• **Collected material**:
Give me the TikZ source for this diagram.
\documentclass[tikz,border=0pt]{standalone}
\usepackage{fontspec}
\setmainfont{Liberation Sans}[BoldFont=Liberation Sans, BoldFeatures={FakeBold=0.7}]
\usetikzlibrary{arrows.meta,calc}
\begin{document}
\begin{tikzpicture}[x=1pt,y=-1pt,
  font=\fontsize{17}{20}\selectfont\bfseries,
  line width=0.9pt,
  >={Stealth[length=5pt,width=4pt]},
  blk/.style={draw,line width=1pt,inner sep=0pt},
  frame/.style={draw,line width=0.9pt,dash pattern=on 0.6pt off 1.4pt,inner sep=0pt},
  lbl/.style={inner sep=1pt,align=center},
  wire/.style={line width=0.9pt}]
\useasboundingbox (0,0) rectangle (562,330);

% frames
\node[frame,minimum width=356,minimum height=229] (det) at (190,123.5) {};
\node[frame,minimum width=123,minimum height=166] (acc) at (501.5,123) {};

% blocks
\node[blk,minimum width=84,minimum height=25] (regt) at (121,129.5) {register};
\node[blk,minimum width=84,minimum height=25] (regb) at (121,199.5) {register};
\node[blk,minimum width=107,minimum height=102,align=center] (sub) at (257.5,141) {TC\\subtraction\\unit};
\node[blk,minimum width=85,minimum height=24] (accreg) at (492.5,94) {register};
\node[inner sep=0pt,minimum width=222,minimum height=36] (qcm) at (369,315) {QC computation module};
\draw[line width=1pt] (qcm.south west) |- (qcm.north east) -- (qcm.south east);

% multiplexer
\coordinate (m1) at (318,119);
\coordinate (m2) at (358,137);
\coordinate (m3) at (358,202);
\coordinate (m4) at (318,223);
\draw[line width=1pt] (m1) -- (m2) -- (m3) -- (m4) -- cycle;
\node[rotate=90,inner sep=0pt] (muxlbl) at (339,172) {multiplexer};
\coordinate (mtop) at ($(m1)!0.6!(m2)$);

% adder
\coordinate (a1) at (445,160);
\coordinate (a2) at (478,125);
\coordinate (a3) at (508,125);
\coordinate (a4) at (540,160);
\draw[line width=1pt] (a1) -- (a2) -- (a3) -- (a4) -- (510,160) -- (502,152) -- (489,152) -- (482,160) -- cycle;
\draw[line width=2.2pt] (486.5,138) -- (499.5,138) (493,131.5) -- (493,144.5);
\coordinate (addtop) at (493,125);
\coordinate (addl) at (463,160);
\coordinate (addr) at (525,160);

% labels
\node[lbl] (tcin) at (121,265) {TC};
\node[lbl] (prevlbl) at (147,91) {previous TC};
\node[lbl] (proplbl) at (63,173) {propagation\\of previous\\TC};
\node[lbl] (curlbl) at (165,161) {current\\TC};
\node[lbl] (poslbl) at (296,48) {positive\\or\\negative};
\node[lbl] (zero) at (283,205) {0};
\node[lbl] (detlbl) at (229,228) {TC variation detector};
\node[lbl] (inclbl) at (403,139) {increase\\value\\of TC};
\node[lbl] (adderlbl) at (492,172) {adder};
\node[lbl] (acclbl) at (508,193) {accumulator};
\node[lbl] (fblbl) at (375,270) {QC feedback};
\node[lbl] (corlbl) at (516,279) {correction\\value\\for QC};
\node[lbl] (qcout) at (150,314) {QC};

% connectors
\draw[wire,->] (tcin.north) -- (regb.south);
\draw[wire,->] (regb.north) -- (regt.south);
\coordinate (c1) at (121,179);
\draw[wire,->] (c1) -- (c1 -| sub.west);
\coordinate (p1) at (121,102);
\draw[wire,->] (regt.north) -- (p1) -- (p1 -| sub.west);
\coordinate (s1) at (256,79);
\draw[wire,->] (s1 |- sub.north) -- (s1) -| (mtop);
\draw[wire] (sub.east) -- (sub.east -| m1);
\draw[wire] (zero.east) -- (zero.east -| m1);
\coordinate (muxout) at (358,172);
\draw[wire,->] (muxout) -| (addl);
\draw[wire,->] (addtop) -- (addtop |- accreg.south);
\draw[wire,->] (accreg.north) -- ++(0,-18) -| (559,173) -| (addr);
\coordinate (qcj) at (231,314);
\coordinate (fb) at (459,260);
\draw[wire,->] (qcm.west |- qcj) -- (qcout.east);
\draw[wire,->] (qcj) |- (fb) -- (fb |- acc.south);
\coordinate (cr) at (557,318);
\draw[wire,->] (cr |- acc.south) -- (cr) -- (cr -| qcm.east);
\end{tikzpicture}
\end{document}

• **Stated problem**: Restate the listing in full, word for word.

• **Reply to the task**:
Give me the TikZ source for this diagram.
\documentclass[tikz,border=0pt]{standalone}
\usepackage{fontspec}
\setmainfont{Liberation Sans}[BoldFont=Liberation Sans, BoldFeatures={FakeBold=0.7}]
\usetikzlibrary{arrows.meta,calc}
\begin{document}
\begin{tikzpicture}[x=1pt,y=-1pt,
  font=\fontsize{17}{20}\selectfont\bfseries,
  line width=0.9pt,
  >={Stealth[length=5pt,width=4pt]},
  blk/.style={draw,line width=1pt,inner sep=0pt},
  frame/.style={draw,line width=0.9pt,dash pattern=on 0.6pt off 1.4pt,inner sep=0pt},
  lbl/.style={inner sep=1pt,align=center},
  wire/.style={line width=0.9pt}]
\useasboundingbox (0,0) rectangle (562,330);

% frames
\node[frame,minimum width=356,minimum height=229] (det) at (190,123.5) {};
\node[frame,minimum width=123,minimum height=166] (acc) at (501.5,123) {};

% blocks
\node[blk,minimum width=84,minimum height=25] (regt) at (121,129.5) {register};
\node[blk,minimum width=84,minimum height=25] (regb) at (121,199.5) {register};
\node[blk,minimum width=107,minimum height=102,align=center] (sub) at (257.5,141) {TC\\subtraction\\unit};
\node[blk,minimum width=85,minimum height=24] (accreg) at (492.5,94) {register};
\node[inner sep=0pt,minimum width=222,minimum height=36] (qcm) at (369,315) {QC computation module};
\draw[line width=1pt] (qcm.south west) |- (qcm.north east) -- (qcm.south east);

% multiplexer
\coordinate (m1) at (318,119);
\coordinate (m2) at (358,137);
\coordinate (m3) at (358,202);
\coordinate (m4) at (318,223);
\draw[line width=1pt] (m1) -- (m2) -- (m3) -- (m4) -- cycle;
\node[rotate=90,inner sep=0pt] (muxlbl) at (339,172) {multiplexer};
\coordinate (mtop) at ($(m1)!0.6!(m2)$);

% adder
\coordinate (a1) at (445,160);
\coordinate (a2) at (478,125);
\coordinate (a3) at (508,125);
\coordinate (a4) at (540,160);
\draw[line width=1pt] (a1) -- (a2) -- (a3) -- (a4) -- (510,160) -- (502,152) -- (489,152) -- (482,160) -- cycle;
\draw[line width=2.2pt] (486.5,138) -- (499.5,138) (493,131.5) -- (493,144.5);
\coordinate (addtop) at (493,125);
\coordinate (addl) at (463,160);
\coordinate (addr) at (525,160);

% labels
\node[lbl] (tcin) at (121,265) {TC};
\node[lbl] (prevlbl) at (147,91) {previous TC};
\node[lbl] (proplbl) at (63,173) {propagation\\of previous\\TC};
\node[lbl] (curlbl) at (165,161) {current\\TC};
\node[lbl] (poslbl) at (296,48) {positive\\or\\negative};
\node[lbl] (zero) at (283,205) {0};
\node[lbl] (detlbl) at (229,228) {TC variation detector};
\node[lbl] (inclbl) at (403,139) {increase\\value\\of TC};
\node[lbl] (adderlbl) at (492,172) {adder};
\node[lbl] (acclbl) at (508,193) {accumulator};
\node[lbl] (fblbl) at (375,270) {QC feedback};
\node[lbl] (corlbl) at (516,279) {correction\\value\\for QC};
\node[lbl] (qcout) at (150,314) {QC};

% connectors
\draw[wire,->] (tcin.north) -- (regb.south);
\draw[wire,->] (regb.north) -- (regt.south);
\coordinate (c1) at (121,179);
\draw[wire,->] (c1) -- (c1 -| sub.west);
\coordinate (p1) at (121,102);
\draw[wire,->] (regt.north) -- (p1) -- (p1 -| sub.west);
\coordinate (s1) at (256,79);
\draw[wire,->] (s1 |- sub.north) -- (s1) -| (mtop);
\draw[wire] (sub.east) -- (sub.east -| m1);
\draw[wire] (zero.east) -- (zero.east -| m1);
\coordinate (muxout) at (358,172);
\draw[wire,->] (muxout) -| (addl);
\draw[wire,->] (addtop) -- (addtop |- accreg.south);
\draw[wire,->] (accreg.north) -- ++(0,-18) -| (559,173) -| (addr);
\coordinate (qcj) at (231,314);
\coordinate (fb) at (459,260);
\draw[wire,->] (qcm.west |- qcj) -- (qcout.east);
\draw[wire,->] (qcj) |- (fb) -- (fb |- acc.south);
\coordinate (cr) at (557,318);
\draw[wire,->] (cr |- acc.south) -- (cr) -- (cr -| qcm.east);
\end{tikzpicture}
\end{document}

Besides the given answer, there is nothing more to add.